Zweifellos ist die Aktion ein Indiz für eine verschärfte Kampagne zur Diffamierung von Demokratie-Aktivisten im Land und zur Aufstachelung nationalistischer Gefühle, die mehr und mehr Ägypter gegen liberale Kräfte mobilisieren soll.

NGOs gelten in den arabischen Diktaturen traditionell als höchst gefährliche Kräfte, die die Grundfesten der autokratischen Systeme zu erschüttern drohen. Eine lebendige Zivilgesellschaft untergräbt die jahrzehntelang der Bevölkerung eingeimpfte Vorstellung, dass die herrschende Elite das politische Geschäft zum Wohl des Volkes am besten versteht. Selbst soziale Organisationen werden mit Argusaugen beobachtet, da sie durch ihre Aktivitäten die Unzulänglichkeit des Staates entlarven.

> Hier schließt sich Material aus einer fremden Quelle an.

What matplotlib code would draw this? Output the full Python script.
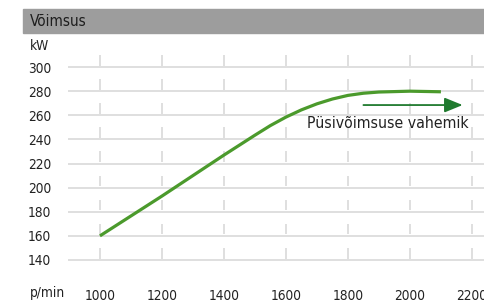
# График мощности двигателя (Võimsus) в зависимости от оборотов

import matplotlib.pyplot as plt
from matplotlib.patches import Rectangle
from matplotlib import font_manager

rpm = [1000, 1200, 1400, 1500, 1550, 1600, 1650, 1700, 1750, 1800, 1850, 1900, 2000, 2100]  # обороты, p/min
power = [160, 193, 227, 243.5, 251.5, 258.5, 264.5, 269.5, 273.5, 276.5, 278.3, 279.3, 280, 279.5]  # kW

x_ticks = [1000, 1200, 1400, 1600, 1800, 2000, 2200]
y_ticks = [140, 160, 180, 200, 220, 240, 260, 280, 300]

arrow_rpm = [1850, 2170]   # стрелка диапазона постоянной мощности
arrow_kw = 268.5

# узкий шрифт, если есть
names = {f.name for f in font_manager.fontManager.ttflist}
narrow = [n for n in ['Liberation Sans Narrow', 'DejaVu Sans Condensed'] if n in names]
plt.rcParams['font.family'] = narrow + ['DejaVu Sans']
plt.rcParams['font.stretch'] = 'condensed'

W, H = 484, 302
fig = plt.figure(figsize=(W / 100, H / 100), dpi=100)

# Оси: 1000 -> x=100px, 200 оборотов = 62px; 300 -> y=67px, 20 kW = 24px
xmin, xmax = 897, 2239
ymin, ymax = 138, 311
left = 68
bottom_px = 260 + (140 - ymin) * 1.2
top_px = 67 - (ymax - 300) * 1.2
ax = fig.add_axes([left / W, (H - bottom_px) / H, (W - left) / W, (bottom_px - top_px) / H])
ax.set_xlim(xmin, xmax)
ax.set_ylim(ymin, ymax)
for s in ax.spines.values():
    s.set_visible(False)

# Сетка: горизонтальные линии и короткие вертикальные отрезки
grid_color = '#dcdcdc'
ax.hlines(y_ticks, xmin, xmax, color=grid_color, lw=1.3, zorder=1)
for xt in x_ticks:
    for yt in y_ticks:
        ax.vlines(xt, yt + 1.2, yt + 10, color=grid_color, lw=1.3, zorder=1)

# Кривая мощности
ax.plot(rpm, power, color='#4b9a2c', lw=2.3, solid_capstyle='butt',
        solid_joinstyle='round', zorder=3)

# Стрелка и подпись
ax.annotate('', xy=(arrow_rpm[1], arrow_kw), xytext=(arrow_rpm[0], arrow_kw),
            arrowprops=dict(arrowstyle='-|>,head_length=1.1,head_width=0.45',
                            color='#1f7a2e', lw=1.3, shrinkA=0, shrinkB=0), zorder=4)
ax.text(1929, 253.5, 'Püsivõimsuse vahemik', fontsize=11.3, color='#222222',
        ha='center', va='center', zorder=4)

ax.set_xticks(x_ticks)
ax.set_xticklabels([str(v) for v in x_ticks], fontsize=9.8, color='#222222')
ax.set_yticks(y_ticks)
ax.set_yticklabels([str(v) for v in y_ticks], fontsize=9.8, color='#222222')
ax.tick_params(axis='x', length=0, pad=19)
ax.tick_params(axis='y', length=0, pad=12)

# Заголовок в серой полосе
fig.patches.append(Rectangle((23 / W, 1 - 33 / H), 1, 24 / H, transform=fig.transFigure,
                             color='#9d9d9d', zorder=0))
fig.text(30 / W, 1 - 22 / H, 'Võimsus', fontsize=11, color='#1e1e1e', va='center', ha='left')
fig.text(30 / W, 1 - 46 / H, 'kW', fontsize=9.8, color='#222222', va='center', ha='left')
fig.text(30 / W, 1 - 293 / H, 'p/min', fontsize=9.8, color='#222222', va='center', ha='left')

plt.savefig('out.png', dpi=100)
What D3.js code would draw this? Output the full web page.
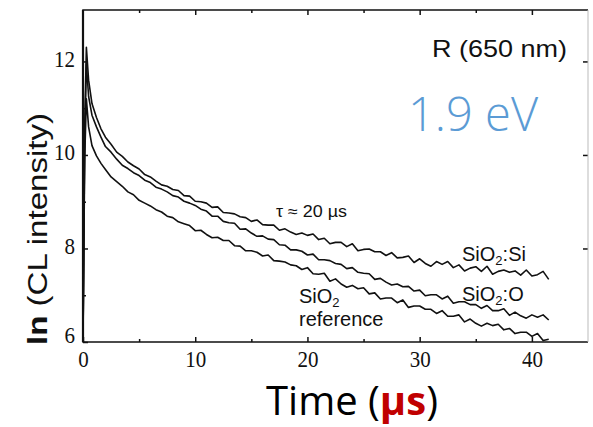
<!DOCTYPE html>
<html>
<head>
<meta charset="utf-8">
<script src="https://cdnjs.cloudflare.com/ajax/libs/d3/7.8.5/d3.min.js"></script>
<style>
  body { margin: 0; background: #fff; }
  svg { display: block; }
</style>
</head>
<body>
<div id="chart"></div>
<script>
// CL decay at 650 nm, three samples
const width = 593;
const height = 427;
const margin = {left: 83, right: 4, top: 10, bottom: 85};

// time axis in microseconds
const times = [0, 0.15, 0.3, 0.5, 0.8, 1.2, 1.6,
  2, 2.5, 3, 3.5, 4, 4.5, 5, 5.5, 6, 6.5, 7, 7.5, 8, 8.5, 9, 9.5,
  10, 10.5, 11, 11.5, 12, 12.5, 13, 13.5, 14, 14.5, 15, 15.5, 16, 16.5, 17, 17.5,
  18, 18.5, 19, 19.5, 20, 20.5, 21, 21.5, 22, 22.5, 23, 23.5, 24, 24.5, 25, 25.5,
  26, 26.5, 27, 27.5, 28, 28.5, 29, 29.5, 30, 30.5, 31, 31.5, 32, 32.5, 33, 33.5,
  34, 34.5, 35, 35.5, 36, 36.5, 37, 37.5, 38, 38.5, 39, 39.5, 40, 40.5, 41, 41.5];

// ln(CL intensity), SiO2:Si
const siO2Si = [6.0, 10.6, 12.3, 11.6, 11.1, 10.8, 10.56,
  10.38, 10.23, 10.06, 9.97, 9.85, 9.77, 9.70, 9.58, 9.53, 9.44, 9.36, 9.33, 9.26, 9.24, 9.13, 9.12,
  9.01, 9.00, 8.97, 8.88, 8.89, 8.77, 8.76, 8.74, 8.68, 8.66, 8.58, 8.61, 8.51, 8.50, 8.50, 8.39,
  8.42, 8.35, 8.30, 8.33, 8.28, 8.31, 8.19, 8.22, 8.10, 8.13, 8.13, 8.04, 8.10, 7.95, 7.98, 7.99,
  7.93, 7.93, 7.85, 7.91, 7.80, 7.81, 7.84, 7.70, 7.78, 7.68, 7.62, 7.72, 7.66, 7.72, 7.59, 7.65,
  7.52, 7.58, 7.61, 7.51, 7.62, 7.45, 7.51, 7.54, 7.49, 7.52, 7.43, 7.54, 7.41, 7.44, 7.51, 7.34];

// ln(CL intensity), SiO2:O
const siO2O = [6.0, 10.3, 11.95, 11.25, 10.85, 10.6, 10.38,
  10.18, 10.06, 9.91, 9.78, 9.71, 9.62, 9.56, 9.46, 9.41, 9.31, 9.27, 9.21, 9.13, 9.10, 9.01, 8.97,
  8.92, 8.84, 8.80, 8.69, 8.69, 8.58, 8.55, 8.54, 8.41, 8.42, 8.33, 8.26, 8.27, 8.20, 8.19, 8.08,
  8.07, 7.97, 7.97, 7.94, 7.86, 7.88, 7.76, 7.76, 7.74, 7.68, 7.66, 7.57, 7.59, 7.49, 7.47, 7.46,
  7.34, 7.36, 7.28, 7.22, 7.24, 7.18, 7.19, 7.09, 7.11, 6.99, 7.01, 7.01, 6.92, 6.98, 6.83, 6.86,
  6.86, 6.80, 6.80, 6.72, 6.78, 6.67, 6.67, 6.71, 6.57, 6.64, 6.56, 6.51, 6.58, 6.53, 6.58, 6.47];

// ln(CL intensity), SiO2 reference
const siO2Ref = [6.0, 9.9, 11.2, 10.6, 10.2, 9.98, 9.82,
  9.69, 9.53, 9.43, 9.33, 9.21, 9.15, 9.03, 8.97, 8.91, 8.83, 8.78, 8.69, 8.66, 8.57, 8.53, 8.49,
  8.38, 8.39, 8.30, 8.23, 8.24, 8.17, 8.17, 8.06, 8.05, 7.95, 7.95, 7.92, 7.84, 7.86, 7.74, 7.73,
  7.71, 7.65, 7.63, 7.55, 7.59, 7.46, 7.45, 7.47, 7.30, 7.35, 7.24, 7.17, 7.21, 7.14, 7.16, 7.03,
  7.05, 6.92, 6.94, 6.94, 6.84, 6.90, 6.74, 6.77, 6.77, 6.70, 6.70, 6.61, 6.67, 6.55, 6.55, 6.58,
  6.43, 6.49, 6.40, 6.34, 6.40, 6.35, 6.38, 6.26, 6.29, 6.18, 6.21, 6.21, 6.12, 6.18, 6.03, 6.06];

const xMajorTicks = [0, 10, 20, 30, 40];
const xMinorTicks = [5, 15, 25, 35];
const yMajorTicks = [6, 8, 10, 12];
const yMinorTicks = [7, 9, 11];

const svg = d3.select("#chart")
  .append("svg")
  .attr("width", width)
  .attr("height", height);

const x = d3.scaleLinear()
  .domain([0, 45])
  .range([margin.left, width - margin.right - 1]);

const y = d3.scaleLinear()
  .domain([6, 13.1])
  .range([height - margin.bottom, margin.top]);

const serif = "'Liberation Serif', 'Times New Roman', serif";
const sans = "'Liberation Sans', Arial, sans-serif";

// ticks, all pointing inward
function tickGroup(axis, transform, labels) {
  const g = svg.append("g")
    .attr("transform", transform)
    .call(axis);
  g.select(".domain").remove();
  g.selectAll(".tick line").attr("stroke", "#111").attr("stroke-width", 1.5);
  if (labels) {
    g.selectAll(".tick text")
      .attr("font-family", serif)
      .attr("font-size", 23)
      .attr("fill", "#111")
      .attr("textLength", d => String(d).length * 10.5)
      .attr("lengthAdjust", "spacingAndGlyphs");
  } else {
    g.selectAll(".tick text").remove();
  }
  return g;
}

const bottom = height - margin.bottom;
const right = width - margin.right - 1;

tickGroup(d3.axisBottom(x).tickValues(xMajorTicks).tickSize(-5).tickPadding(9).tickFormat(d3.format("d")),
  `translate(0,${bottom})`, true);
tickGroup(d3.axisBottom(x).tickValues(xMinorTicks).tickSize(-3), `translate(0,${bottom})`, false);
tickGroup(d3.axisTop(x).tickValues(xMajorTicks.slice(1)).tickSize(-5), `translate(0,${margin.top})`, false);
tickGroup(d3.axisTop(x).tickValues(xMinorTicks).tickSize(-3), `translate(0,${margin.top})`, false);

const yAxis = tickGroup(d3.axisLeft(y).tickValues(yMajorTicks).tickSize(-5).tickPadding(8),
  `translate(${margin.left},0)`, true);
yAxis.selectAll(".tick text")
  .attr("dy", d => d === 6 ? "0em" : "0.2em");
tickGroup(d3.axisLeft(y).tickValues(yMinorTicks).tickSize(-3), `translate(${margin.left},0)`, false);
tickGroup(d3.axisRight(y).tickValues(yMajorTicks.slice(1)).tickSize(-5), `translate(${right},0)`, false);

// frame
svg.append("path")
  .attr("d", `M${right},${margin.top}H${margin.left}V${bottom}H${right}`)
  .attr("fill", "none")
  .attr("stroke", "#111")
  .attr("stroke-width", 1.5);
svg.append("line")
  .attr("x1", margin.left).attr("x2", margin.left)
  .attr("y1", margin.top).attr("y2", bottom)
  .attr("stroke", "#111")
  .attr("stroke-width", 2.2);
svg.append("line")
  .attr("x1", right).attr("x2", right)
  .attr("y1", margin.top).attr("y2", bottom)
  .attr("stroke", "#bbb")
  .attr("stroke-width", 1);

// curves
const line = d3.line()
  .x((d, i) => x(times[i]))
  .y(d => y(d));

[siO2Si, siO2O, siO2Ref].forEach(series => {
  svg.append("path")
    .datum(series)
    .attr("d", line)
    .attr("fill", "none")
    .attr("stroke", "#111")
    .attr("stroke-width", 1.6)
    .attr("stroke-linejoin", "round");
});

// annotations inside the plot
function sio2(xp, yp, suffix) {
  const t = svg.append("text")
    .attr("x", xp).attr("y", yp)
    .attr("font-family", sans)
    .attr("font-size", 20)
    .attr("fill", "#111");
  t.append("tspan").text("SiO");
  t.append("tspan").attr("font-size", 13).attr("dy", 4).text("2");
  t.append("tspan").attr("dy", -4).text(suffix);
  return t;
}
sio2(462, 261, ":Si");
sio2(462, 301, ":O");
sio2(299, 303, "");
svg.append("text")
  .attr("x", 299).attr("y", 326)
  .attr("font-family", sans)
  .attr("font-size", 20)
  .attr("fill", "#111")
  .text("reference");

svg.append("text")
  .attr("x", 276).attr("y", 217)
  .attr("font-family", sans)
  .attr("font-size", 16)
  .attr("fill", "#111")
  .attr("textLength", 71)
  .attr("lengthAdjust", "spacingAndGlyphs")
  .text("τ ≈ 20 µs");

svg.append("text")
  .attr("x", 432).attr("y", 57)
  .attr("font-family", sans)
  .attr("font-size", 24)
  .attr("fill", "#111")
  .attr("textLength", 135)
  .attr("lengthAdjust", "spacingAndGlyphs")
  .text("R (650 nm)");

svg.append("text")
  .attr("x", 408).attr("y", 131)
  .attr("font-family", "'Open Sans', sans-serif")
  .attr("font-weight", 300)
  .attr("font-size", 47)
  .attr("fill", "#5b9bd5")
  .text("1.9 eV");

// y axis title
const yTitle = svg.append("text")
  .attr("transform", "translate(47,229) rotate(-90)")
  .attr("text-anchor", "middle")
  .attr("font-family", sans)
  .attr("font-size", 27)
  .attr("fill", "#111")
  .attr("textLength", 232)
  .attr("lengthAdjust", "spacingAndGlyphs");
yTitle.append("tspan").attr("font-weight", "bold").text("ln");
yTitle.append("tspan").text(" (CL intensity)");

// x axis title
const xTitle = svg.append("text")
  .attr("x", 352).attr("y", 415)
  .attr("text-anchor", "middle")
  .attr("font-family", "'Open Sans', sans-serif")
  .attr("font-size", 40)
  .attr("fill", "#000");
xTitle.append("tspan").text("Time (");
xTitle.append("tspan").attr("font-weight", "bold").attr("fill", "#c00000").text("µs");
xTitle.append("tspan").text(")");
</script>
</body>
</html>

Deshalb ist in den meisten arabischen Ländern die Gründung von NGOs an strikte Auflagen gebunden oder gar ganz verboten. Mubarak aber hatte in Ägypten dennoch eine relativ lebendige Zivilgesellschaft geduldet - nicht allerdings, ohne sich die Möglichkeit zu spontanen Schlägen mit Hilfe strikter Gesetze zu sichern. Diese beziehen sich vor allem auf ausländische Hilfsgelder, die vom Staat genehmigt werden müssen. Unter dem Vorwand fehlender Genehmigungen ließen sich denn auch in der Vergangenheit unbequem gewordene Menschenrechtsaktivisten hinter Schloss und Riegel bringen.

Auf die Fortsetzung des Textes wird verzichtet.